» **WHAT TO WORK ON**:
Please count the lines in the listing below where the word "chart" appears. Give the number only.

» **PROVIDED MATERIAL**:
[start]

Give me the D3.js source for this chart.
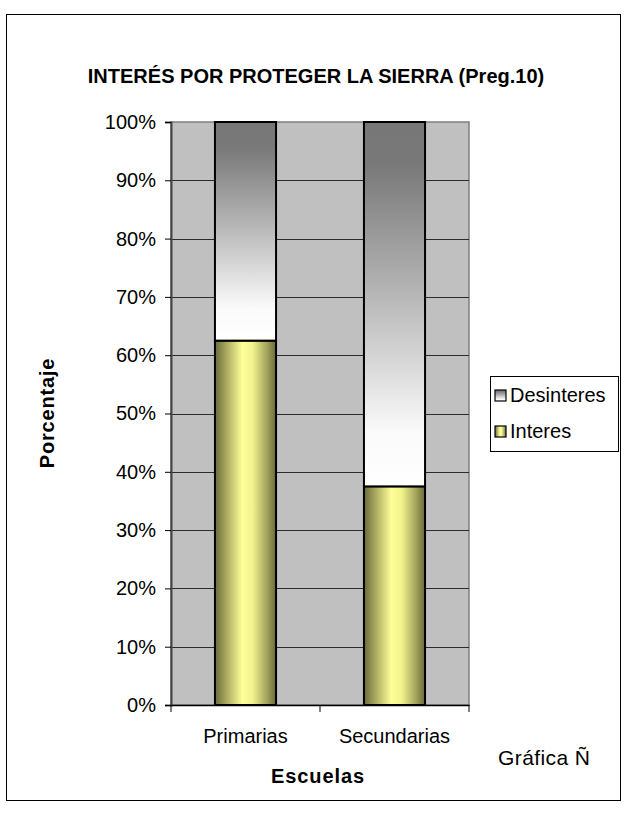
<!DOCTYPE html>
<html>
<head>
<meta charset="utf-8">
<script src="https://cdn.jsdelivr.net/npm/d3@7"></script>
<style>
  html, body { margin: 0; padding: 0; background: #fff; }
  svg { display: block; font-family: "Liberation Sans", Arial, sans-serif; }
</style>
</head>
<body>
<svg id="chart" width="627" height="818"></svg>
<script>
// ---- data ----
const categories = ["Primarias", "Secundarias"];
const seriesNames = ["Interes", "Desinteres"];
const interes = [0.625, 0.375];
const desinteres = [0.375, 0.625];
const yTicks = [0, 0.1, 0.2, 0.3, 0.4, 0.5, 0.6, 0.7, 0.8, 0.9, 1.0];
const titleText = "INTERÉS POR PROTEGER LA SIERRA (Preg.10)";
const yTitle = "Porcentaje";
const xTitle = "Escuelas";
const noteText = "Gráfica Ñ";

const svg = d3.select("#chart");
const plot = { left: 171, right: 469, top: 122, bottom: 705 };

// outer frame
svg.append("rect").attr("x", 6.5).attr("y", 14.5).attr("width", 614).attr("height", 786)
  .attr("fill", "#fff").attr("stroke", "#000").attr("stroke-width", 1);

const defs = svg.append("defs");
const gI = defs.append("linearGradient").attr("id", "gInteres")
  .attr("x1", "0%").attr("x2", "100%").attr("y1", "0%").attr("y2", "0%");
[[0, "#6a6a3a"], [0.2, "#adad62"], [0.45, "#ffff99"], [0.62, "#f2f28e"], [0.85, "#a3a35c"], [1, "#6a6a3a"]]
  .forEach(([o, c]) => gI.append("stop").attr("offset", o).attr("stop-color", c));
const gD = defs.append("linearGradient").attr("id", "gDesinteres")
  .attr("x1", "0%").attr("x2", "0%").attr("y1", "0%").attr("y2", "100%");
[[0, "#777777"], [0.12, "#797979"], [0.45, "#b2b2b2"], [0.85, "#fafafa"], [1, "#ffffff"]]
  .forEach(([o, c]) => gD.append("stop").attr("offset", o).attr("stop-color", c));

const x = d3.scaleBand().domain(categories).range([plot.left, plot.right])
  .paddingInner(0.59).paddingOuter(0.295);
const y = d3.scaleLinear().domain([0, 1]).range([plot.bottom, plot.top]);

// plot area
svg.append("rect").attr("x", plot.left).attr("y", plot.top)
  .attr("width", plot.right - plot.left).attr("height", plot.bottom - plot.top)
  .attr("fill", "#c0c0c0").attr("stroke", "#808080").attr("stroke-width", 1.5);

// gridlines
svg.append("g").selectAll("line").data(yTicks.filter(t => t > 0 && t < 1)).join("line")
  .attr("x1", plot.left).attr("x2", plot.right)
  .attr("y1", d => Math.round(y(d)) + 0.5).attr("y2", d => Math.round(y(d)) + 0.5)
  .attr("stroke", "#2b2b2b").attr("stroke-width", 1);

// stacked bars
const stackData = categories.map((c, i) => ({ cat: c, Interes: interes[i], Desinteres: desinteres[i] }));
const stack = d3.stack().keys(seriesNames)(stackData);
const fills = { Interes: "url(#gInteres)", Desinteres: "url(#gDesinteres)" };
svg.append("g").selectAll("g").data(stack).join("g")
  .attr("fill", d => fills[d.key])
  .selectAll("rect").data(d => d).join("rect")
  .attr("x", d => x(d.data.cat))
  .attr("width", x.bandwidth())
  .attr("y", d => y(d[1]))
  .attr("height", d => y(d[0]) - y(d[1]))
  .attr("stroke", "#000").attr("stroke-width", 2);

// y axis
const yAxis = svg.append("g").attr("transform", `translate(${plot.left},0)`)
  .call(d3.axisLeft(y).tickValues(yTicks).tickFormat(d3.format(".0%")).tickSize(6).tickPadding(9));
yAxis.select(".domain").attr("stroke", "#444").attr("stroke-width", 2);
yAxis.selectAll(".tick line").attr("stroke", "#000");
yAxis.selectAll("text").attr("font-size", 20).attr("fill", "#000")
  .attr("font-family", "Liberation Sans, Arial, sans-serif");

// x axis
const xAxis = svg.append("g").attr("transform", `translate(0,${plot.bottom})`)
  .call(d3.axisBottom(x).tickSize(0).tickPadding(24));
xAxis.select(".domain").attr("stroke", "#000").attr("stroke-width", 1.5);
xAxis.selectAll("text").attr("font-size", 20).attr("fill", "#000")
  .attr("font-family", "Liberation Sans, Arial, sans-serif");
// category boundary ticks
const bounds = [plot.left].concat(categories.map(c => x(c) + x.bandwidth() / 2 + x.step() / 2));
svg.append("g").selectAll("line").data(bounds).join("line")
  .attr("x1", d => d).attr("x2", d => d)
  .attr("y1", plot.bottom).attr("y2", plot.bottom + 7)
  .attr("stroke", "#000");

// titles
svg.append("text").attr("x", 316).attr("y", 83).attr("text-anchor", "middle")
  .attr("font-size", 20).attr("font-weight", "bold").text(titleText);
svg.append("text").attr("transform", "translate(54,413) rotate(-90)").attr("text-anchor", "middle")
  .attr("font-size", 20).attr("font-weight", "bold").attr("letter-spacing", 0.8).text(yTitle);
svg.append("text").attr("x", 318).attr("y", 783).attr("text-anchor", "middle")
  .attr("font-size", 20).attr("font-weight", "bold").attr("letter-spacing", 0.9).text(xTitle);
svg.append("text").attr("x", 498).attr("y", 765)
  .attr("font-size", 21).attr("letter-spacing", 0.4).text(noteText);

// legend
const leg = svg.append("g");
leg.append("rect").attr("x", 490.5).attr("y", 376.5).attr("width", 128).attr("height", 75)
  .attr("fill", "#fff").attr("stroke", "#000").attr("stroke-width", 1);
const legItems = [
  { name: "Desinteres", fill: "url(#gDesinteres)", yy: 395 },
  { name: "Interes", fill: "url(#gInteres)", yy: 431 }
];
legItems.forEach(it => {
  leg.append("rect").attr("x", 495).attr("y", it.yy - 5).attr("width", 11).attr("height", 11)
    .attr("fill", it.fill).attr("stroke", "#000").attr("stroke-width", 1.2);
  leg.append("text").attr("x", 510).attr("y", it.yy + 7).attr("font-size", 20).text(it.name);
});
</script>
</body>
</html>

[end]

» **IN RESPONSE**:
3